At nearly 4,000 miles from mouth to source, China’s Yangtze River is the longest river in Asia and the third longest in the world. Its banks are home to about 400 million people, or around one-third of the country’s population—more than the entire population of the United States. For thousands of years, the Yangtze has played an essential role in China’s culture, economy, and politics, and since 1950, the river and its basin “have been the focus of much of China’s economic modernization.”
In 2006, London-based Nadav Kander came to China with a desire to witness a country “that feels both at the beginning of a new era and at odds with itself,” one that’s growing at “a relentless pace.” He chose to follow the Yangtze not because of an interest in the river, per se, but rather “an interest in confining myself to a pathway through China that had meaning.” Over the next 2½ years, Kander made five trips along the river, traveling for as much as 10 days at a time. He traveled once by boat, but mostly got around by car along with an assistant, a translator, and a driver. His route took him from the river’s mouth by the East China Sea to the Three Gorges Dam (the largest dam in the world) past Chongqing (one of the world’s largest cities), and finally to the river’s source on the Plateau of Tibet.
While “Yangtze—The Long River” captures a wide swath of China, Kander’s mode is not documentary style, and his work by no means sets out to record the country with any sort of objectivity. Rather, Kander’s work is sensory and instinctive, an emotional and immediate reaction to his surroundings. “It was very much an immersion. Once I was there. … I got very heightened and closed down and just looked for the pictures to make,” he said in an interview. “I don't work from a concept and then execute it accordingly. I'd much rather work entirely intuitively and see how the work is informing me and what flow it is taking.”
Kander was fascinated by what he saw, but he often felt like “a complete outsider” in China, and his work started reflecting that, as he increasingly backed away from his subject to take wide shots, the humans within them becoming small dots on the landscape.

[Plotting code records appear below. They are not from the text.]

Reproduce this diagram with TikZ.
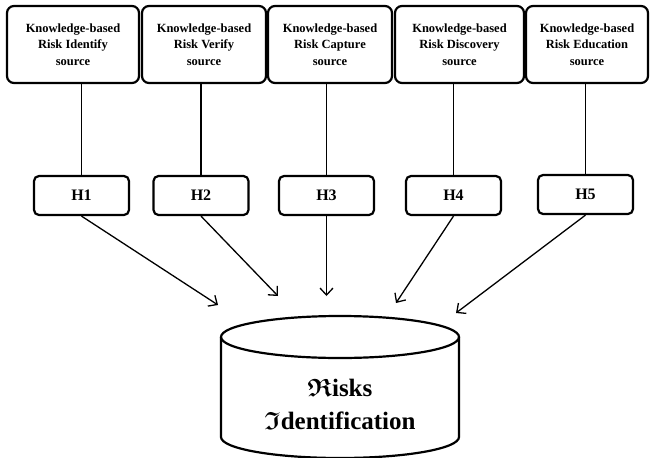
\documentclass[tikz,border=0pt]{standalone}
\usepackage{amsmath, amssymb}
\usepackage{fontspec}
\setmainfont{Liberation Serif}
\usetikzlibrary{arrows.meta}

\begin{document}
\begin{tikzpicture}[x = 1pt, y = -1pt,
        srcbox/.style = {draw, line width = 2.2pt, rounded corners = 7pt, minimum height = 77pt, align = center, font = \fontsize{12.5}{16.5}\selectfont\bfseries},
        hbox/.style = {draw, line width = 2.2pt, rounded corners = 5pt, minimum width = 95pt, minimum height = 39pt, font = \fontsize{16}{18}\selectfont\bfseries},
        link/.style = {line width = 1.6pt},
        feed/.style = {line width = 1.3pt, -{Straight Barb[length = 7pt, width = 13pt]}},
        dbline/.style = {line width = 2.2pt}]
        \useasboundingbox (0,0) rectangle (651,458);
        \node[srcbox, minimum width = 132pt] (src1) at (73,44.5) {Knowledge-based\\Risk Identify\\source};
        \node[srcbox, minimum width = 124pt] (src2) at (204,44.5) {Knowledge-based\\Risk Verify\\source};
        \node[srcbox, minimum width = 124pt] (src3) at (330,44.5) {Knowledge-based\\Risk Capture\\source};
        \node[srcbox, minimum width = 129pt] (src4) at (459.5,44.5) {Knowledge-based\\Risk Discovery\\source};
        \node[srcbox, minimum width = 122pt] (src5) at (587,44.5) {Knowledge-based\\Risk Education\\source};
        \node[hbox] (h1) at (81.5,195.5) {H1};
        \node[hbox] (h2) at (201,195.5) {H2};
        \node[hbox] (h3) at (326.5,195.5) {H3};
        \node[hbox] (h4) at (453.5,195.5) {H4};
        \node[hbox] (h5) at (585.5,194.5) {H5};
        \foreach \i in {1,...,5}
                \draw[link] (h\i.north |- src\i.south) -- (h\i.north);
        \coordinate (dbtop) at (340,337);
        \draw[dbline] (dbtop) ellipse [x radius = 119, y radius = 21];
        \draw[dbline] (dbtop) ++(-119,0) -- ++(0,100) arc [start angle = 180, end angle = 0, x radius = 119, y radius = 21] -- ++(0,-100);
        \node[align = center, font = \fontsize{25}{33}\selectfont\bfseries] (dbname) at (340,404) {$\boldsymbol{\mathfrak{R}}$isks\\$\boldsymbol{\mathfrak{I}}$dentification};
        \coordinate (e1) at (218,305);
        \coordinate (e2) at (278,296);
        \coordinate (e3) at (326.5,296);
        \coordinate (e4) at (396,303);
        \coordinate (e5) at (456,313);
        \foreach \i in {1,...,5}
                \draw[feed] (h\i.south) -- (e\i);
      \end{tikzpicture}
\end{document}
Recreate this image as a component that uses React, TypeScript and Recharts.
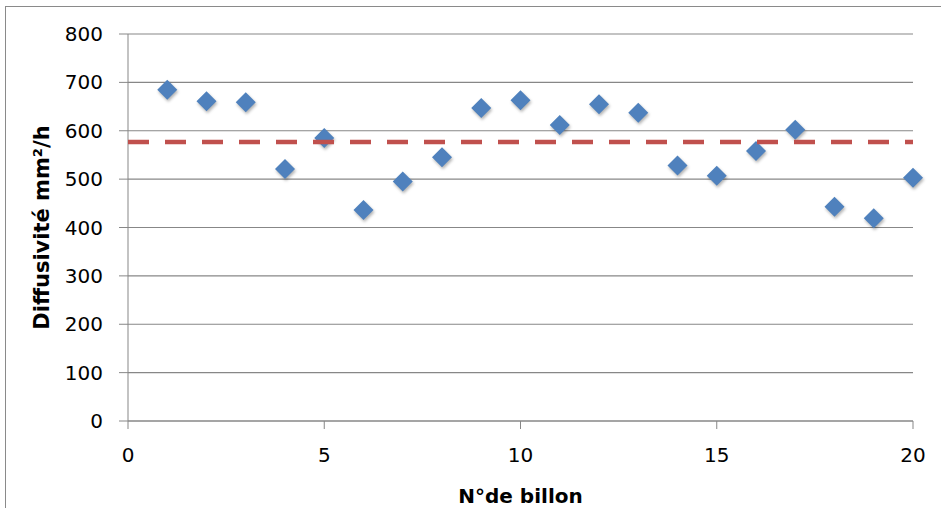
import React from "react";
import { ScatterChart, Scatter, XAxis, YAxis, CartesianGrid } from "recharts";

const billons = [1, 2, 3, 4, 5, 6, 7, 8, 9, 10, 11, 12, 13, 14, 15, 16, 17, 18, 19, 20];
const diffusivite = [685, 661, 659, 521, 585, 436, 495, 545, 647, 663, 612, 655, 637, 528, 507, 558, 602, 443, 419, 503];
const moyenne = 577;
const meanRange = [0, 20];
const xTicks = [0, 5, 10, 15, 20];
const yTicks = [0, 100, 200, 300, 400, 500, 600, 700, 800];

const points = billons.map((b, i) => ({ x: b, y: diffusivite[i] }));
const meanLine = meanRange.map((x) => ({ x, y: moyenne }));

const FONT = "'DejaVu Sans', sans-serif";
const GRID = "#878787";

const Diamond = (props: any) => {
  const { cx, cy } = props;
  if (cx == null || cy == null) return null;
  const r = 10;
  return (
    <polygon
      points={`${cx},${cy - r} ${cx + r},${cy} ${cx},${cy + r} ${cx - r},${cy}`}
      fill="#4F81BD"
      style={{ filter: "drop-shadow(1px 2px 1.5px rgba(0,0,0,0.3))" }}
    />
  );
};

const Nothing = () => null;

export default function App() {
  return (
    <div
      style={{
        position: "fixed",
        left: 0,
        top: 0,
        width: 941,
        height: 508,
        overflow: "hidden",
        background: "#fff",
      }}
    >
      <div
        style={{
          position: "absolute",
          left: 5,
          top: 6,
          width: 1000,
          height: 600,
          border: "1px solid #8a8a8a",
        }}
      />
      <div style={{ position: "absolute", left: 0, top: 0 }}>
        <ScatterChart
          width={941}
          height={508}
          margin={{ top: 34, right: 28, bottom: 0, left: 68 }}
        >
          <CartesianGrid horizontal vertical={false} stroke={GRID} strokeWidth={1.2} />
          <XAxis
            type="number"
            dataKey="x"
            domain={[0, 20]}
            ticks={xTicks}
            interval={0}
            height={87}
            stroke={GRID}
            tickSize={8}
            tickMargin={19}
            tick={{ fill: "#000", fontFamily: FONT, fontSize: 20 }}
            label={{
              value: "N°de billon",
              position: "insideBottom",
              offset: 5,
              fill: "#000",
              fontFamily: FONT,
              fontSize: 20,
              fontWeight: "bold",
            }}
          />
          <YAxis
            type="number"
            dataKey="y"
            domain={[0, 800]}
            ticks={yTicks}
            interval={0}
            width={60}
            stroke={GRID}
            tickSize={9}
            tickMargin={16}
            tick={{ fill: "#000", fontFamily: FONT, fontSize: 20 }}
            label={{
              value: "Diffusivité mm²/h",
              angle: -90,
              position: "insideLeft",
              offset: -26,
              style: { textAnchor: "middle" },
              fill: "#000",
              fontFamily: FONT,
              fontSize: 21,
              fontWeight: "bold",
            }}
          />
          <Scatter data={points} shape={<Diamond />} isAnimationActive={false} />
          <Scatter
            data={meanLine}
            shape={<Nothing />}
            line={{ stroke: "#C0504D", strokeWidth: 4.5, strokeDasharray: "21 16" }}
            lineType="joint"
            isAnimationActive={false}
          />
        </ScatterChart>
      </div>
    </div>
  );
}
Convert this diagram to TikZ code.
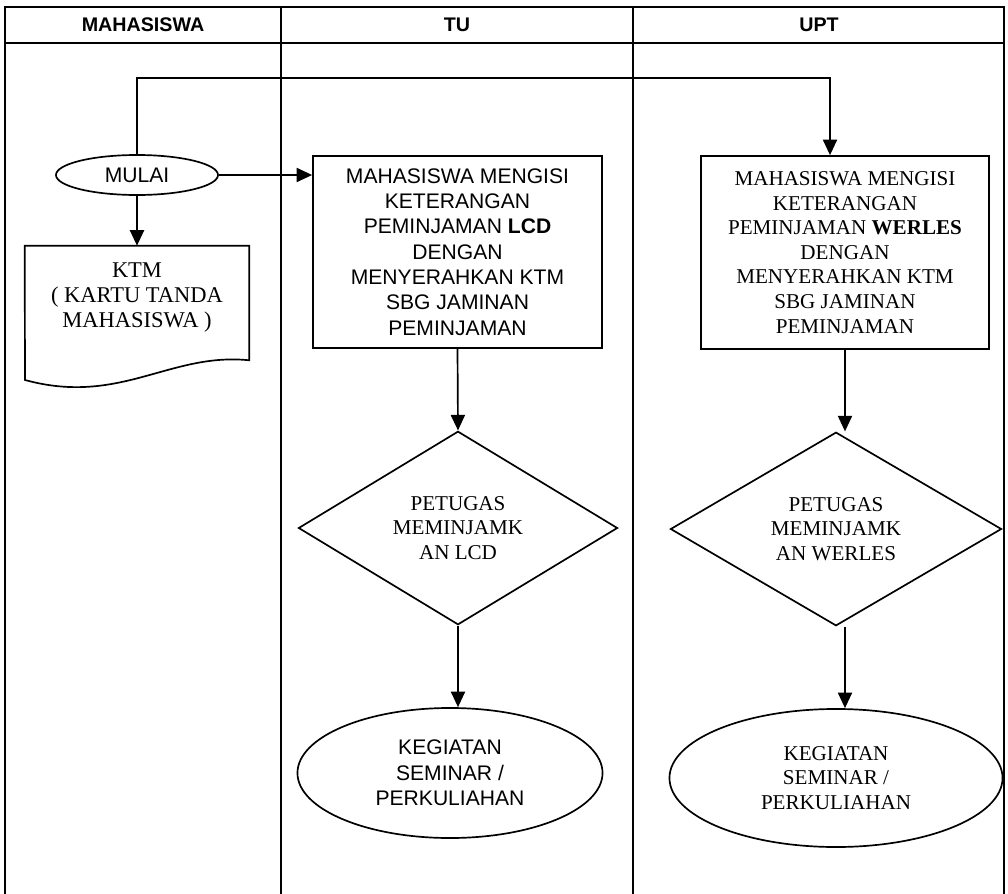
\documentclass[tikz,border=0pt]{standalone}
\usepackage{fontspec}
\setmainfont{Liberation Serif}
\setsansfont{Liberation Sans}
\usetikzlibrary{shapes.geometric,arrows.meta}

\tikzset{
  garis/.style={line width=1.2pt},
  alur/.style={line width=1.2pt, -{Triangle[length=11pt,width=10pt]}},
  kepala/.style={font=\sffamily\bfseries\fontsize{14}{16}\selectfont},
  teks/.style={align=center, font=\sffamily\fontsize{15}{18}\selectfont},
  teksserif/.style={align=center, font=\rmfamily\fontsize{15}{17.5}\selectfont},
  proses/.style={draw, line width=1.2pt, rectangle, inner sep=0pt},
  terminal/.style={draw, line width=1.2pt, ellipse, inner sep=0pt},
  keputusan/.style={draw, line width=1.2pt, diamond, inner sep=0pt}
}

\begin{document}
\begin{tikzpicture}[x=0.025cm, y=-0.025cm]

% Fix the page size
\useasboundingbox (0,0) rectangle (1008,894);

% Draw the lanes
\draw[garis] (5,894) -- (5,7) -- (1004,7) -- (1004,894);
\draw[garis] (5,43) -- (1004,43);
\draw[garis] (281,7) -- (281,894);
\draw[garis] (633,7) -- (633,894);

% Lane titles
\node[kepala] (hmhs) at (143,25) {MAHASISWA};
\node[kepala] (htu) at (457,25) {TU};
\node[kepala] (hupt) at (819,25) {UPT};

% Start and card
\node[terminal, teks, minimum width=4.05cm, minimum height=1cm] (mulai) at (137,175) {MULAI};
\node[teksserif, font=\rmfamily\fontsize{16}{17.7}\selectfont, minimum width=5.6cm, minimum height=2.85cm] (ktm) at (137,303)
  {KTM\\( KARTU TANDA\\MAHASISWA )\\[-6.5pt]\mbox{}};
\draw[garis] (ktm.north west) -- (ktm.north east) -- (ktm.south east)
  .. controls (170,352) and (120,406) .. (25,380) -- cycle;

% TU lane
\node[proses, teks, minimum width=7.225cm, minimum height=4.8cm] (lcd) at (457.5,252)
  {MAHASISWA MENGISI\\KETERANGAN\\PEMINJAMAN \textbf{LCD}\\DENGAN\\MENYERAHKAN KTM\\SBG JAMINAN\\PEMINJAMAN};
\node[keputusan, teksserif, minimum width=7.975cm, minimum height=4.175cm] (dlcd) at (458,528)
  {PETUGAS\\MEMINJAMK\\AN LCD};
\node[terminal, teks, minimum width=7.625cm, minimum height=3.25cm] (elcd) at (450,773)
  {KEGIATAN\\SEMINAR /\\PERKULIAHAN};

% UPT lane
\node[proses, teksserif, minimum width=7.2cm, minimum height=4.825cm] (wer) at (845,252.5)
  {MAHASISWA MENGISI\\KETERANGAN\\PEMINJAMAN \textbf{WERLES}\\DENGAN\\MENYERAHKAN KTM\\SBG JAMINAN\\PEMINJAMAN};
\node[keputusan, teksserif, minimum width=8.275cm, minimum height=4.2cm] (dwer) at (836,529)
  {PETUGAS\\MEMINJAMK\\AN WERLES};
\node[terminal, teksserif, minimum width=8.325cm, minimum height=3.45cm] (ewer) at (836,778)
  {KEGIATAN\\SEMINAR /\\PERKULIAHAN};

% Connectors
\coordinate (atas) at (830,78);
\draw[alur] (mulai.north) |- (atas) -- (atas |- wer.north);
\draw[alur] (mulai.east) -- (lcd.west |- mulai.east);
\draw[alur] (mulai.south) -- (ktm.north);
\draw[alur] (lcd.south) -- (dlcd.north);
\draw[alur] (dlcd.south) -- (dlcd.south |- elcd.north);
\draw[alur] (wer.south) -- (wer.south |- dwer.north);
\draw[alur] (wer.south |- dwer.south) -- (wer.south |- ewer.north);

\end{tikzpicture}
\end{document}
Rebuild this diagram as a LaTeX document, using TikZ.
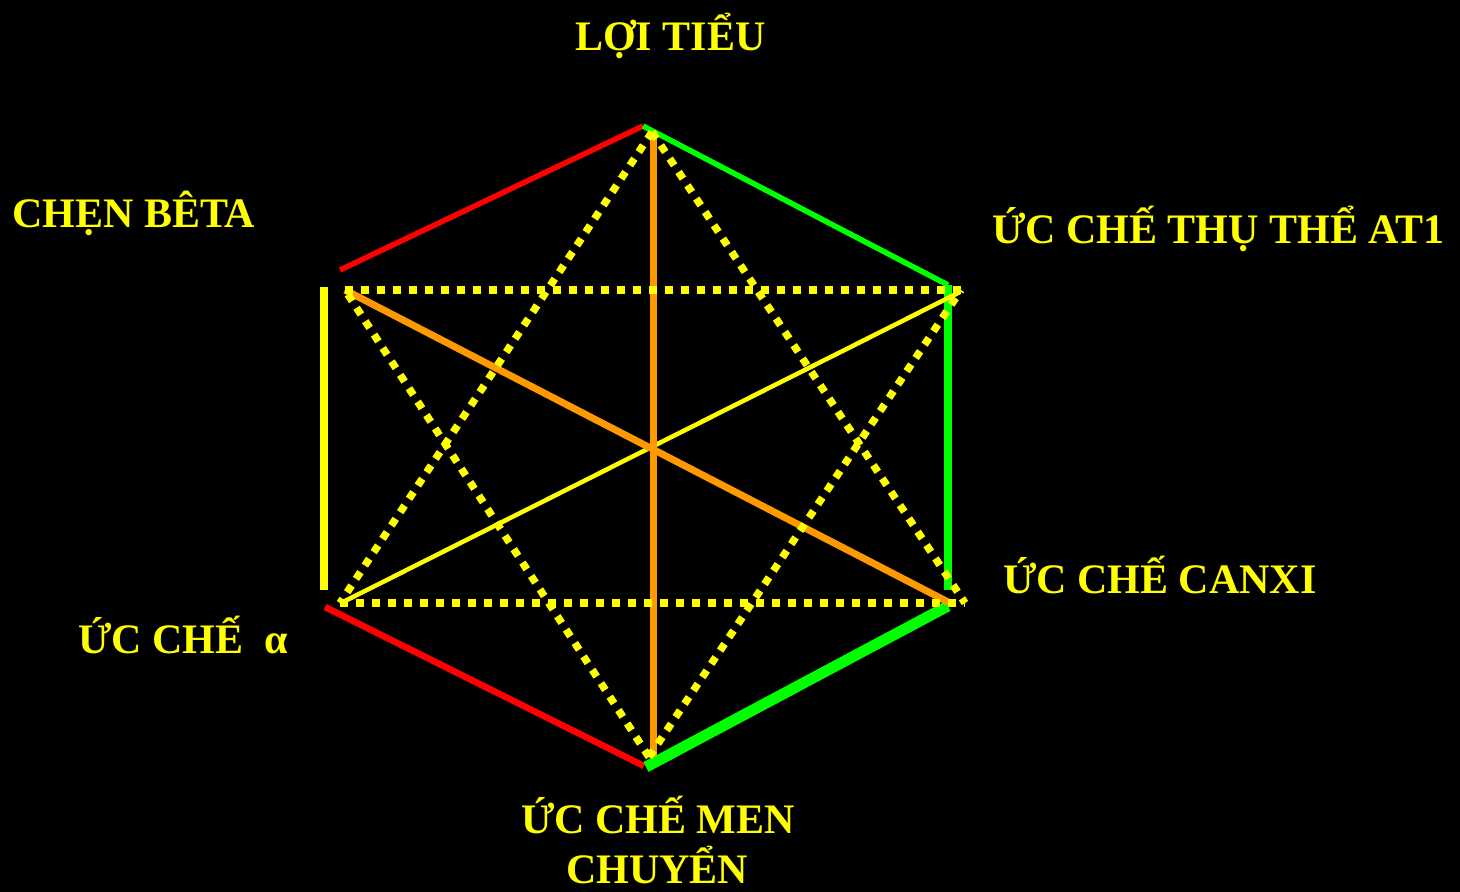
\documentclass[tikz,border=0pt]{standalone}
\usepackage{fontspec}
\setmainfont{Liberation Serif}
\definecolor{myyellow}{RGB}{255,255,0}
\definecolor{mygreen}{RGB}{0,255,0}
\definecolor{myred}{RGB}{255,0,0}
\definecolor{myorange}{RGB}{255,153,0}
\begin{document}
\begin{tikzpicture}[x=1pt,y=-1pt,
  lbl/.style={anchor=base west,inner sep=0pt,text=myyellow,font=\fontsize{42}{50}\selectfont\bfseries},
  dotline/.style={myyellow,line width=7.5pt,dash pattern=on 8pt off 8pt},
  redline/.style={myred,line width=5.5pt},
  greenline/.style={mygreen,line width=5.5pt},
  orangeline/.style={myorange,line width=7pt},
  yline/.style={myyellow,line width=4.5pt}]
\fill[black] (0,0) rectangle (1460,892);
\useasboundingbox (0,0) rectangle (1460,892);
% hexagon vertices
\coordinate (T) at (643,126);
\coordinate (ULr) at (340,270);
\coordinate (UR) at (948,285);
\coordinate (URv) at (948,590);
\coordinate (LLr) at (325,607);
\coordinate (B) at (644,766);
\coordinate (Bg) at (646,767);
\coordinate (LRg) at (948,606);
\coordinate (Ly1) at (324,287);
\coordinate (Ly2) at (324,590);
% inner points
\coordinate (oT) at (653,134);
\coordinate (oB) at (653,757);
\coordinate (dUL) at (345,290);
\coordinate (dUR) at (961,290);
\coordinate (dLL) at (340,603);
\coordinate (dLR) at (965,603);
\coordinate (oLR) at (950,603);
\coordinate (yUR) at (960,292);
\coordinate (yLL) at (343,602);
\coordinate (dT) at (652,132);
\coordinate (dB) at (649,757);
% solid edges
\draw[redline] (ULr) -- (T);
\draw[greenline] (T) -- (UR);
\draw[mygreen,line width=7.5pt] (UR) -- (URv);
\draw[myred,line width=6.5pt] (LLr) -- (B);
\draw[mygreen,line width=11pt] (Bg) -- (LRg);
\draw[myyellow,line width=7.5pt] (Ly1) -- (Ly2);
% inner solid lines
\draw[yline] (yLL) -- (yUR);
\draw[orangeline] (oT) -- (oB);
\draw[orangeline] (dUL) -- (oLR);
% dotted lines
\draw[dotline] (dUL) -- (dUR);
\draw[dotline] (dLL) -- (dLR);
\draw[dotline] (dT) -- (dLL);
\draw[dotline] (dT) -- (dLR);
\draw[dotline] (dB) -- (dUL);
\draw[dotline] (dB) -- (dUR);
% labels
\node[lbl] (t1) at (575,50) {LỢI TIỂU};
\node[lbl] (t2) at (12,227) {CHẸN BÊTA};
\node[lbl] (t3) at (992,243) {ỨC CHẾ THỤ THỂ AT1};
\node[lbl] (t4) at (1003,593) {ỨC CHẾ CANXI};
\node[lbl] (t5) at (78,653) {ỨC CHẾ\ \ α};
\node[lbl] (t6) at (521,833) {ỨC CHẾ MEN};
\node[lbl] (t7) at (566,883) {CHUYỂN};
\end{tikzpicture}
\end{document}
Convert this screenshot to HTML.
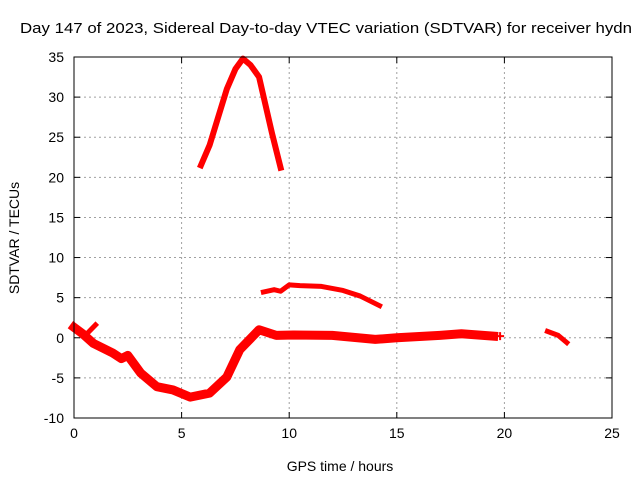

The yellowish hue in Kander’s photographs, meanwhile, was not an aesthetic choice—rather, it was the result of “polluted and steamy air” that followed Kander on his journey. While other photographers might have hoped for clear skies, Kander said he liked the uniformity and softness the smog afforded the series, while still allowing for a range of color within the palette. Moreover, he liked how the air quality drew attention to some of the more unpleasant realities of the river: specifically, that it is “the single largest pollutant to the Pacific Ocean,” and the site of wide-scale “demolition and construction.”
“Though the compositions are still and quite beautiful, what you're looking at is something that might usually disgust you or make you want to avert your eyes,” Kander said. “I seem to reside in this area of making quite beautiful pictures but which have a discomfort to them that asks questions. They're not just beautiful—I would get very bored of them if they were just beautiful.”
While Kander sees his work as a universal expression of humanity’s relationship with the environment, there’s no question that his series captures a place unique to China, one that holds special significance for its people.
“It's really in the folklore of the country. It’s in the hearts of the people who live there unlike any other river I know. If you speak to people in Chicago, for instance, about the Mississippi River they wouldn't really have a connection. But all across China, the Yangtze is very much the mother river of the people,” he said.
Kander’s work is on display at Wisconsin’s Haggerty Museum of Art until Dec. 23.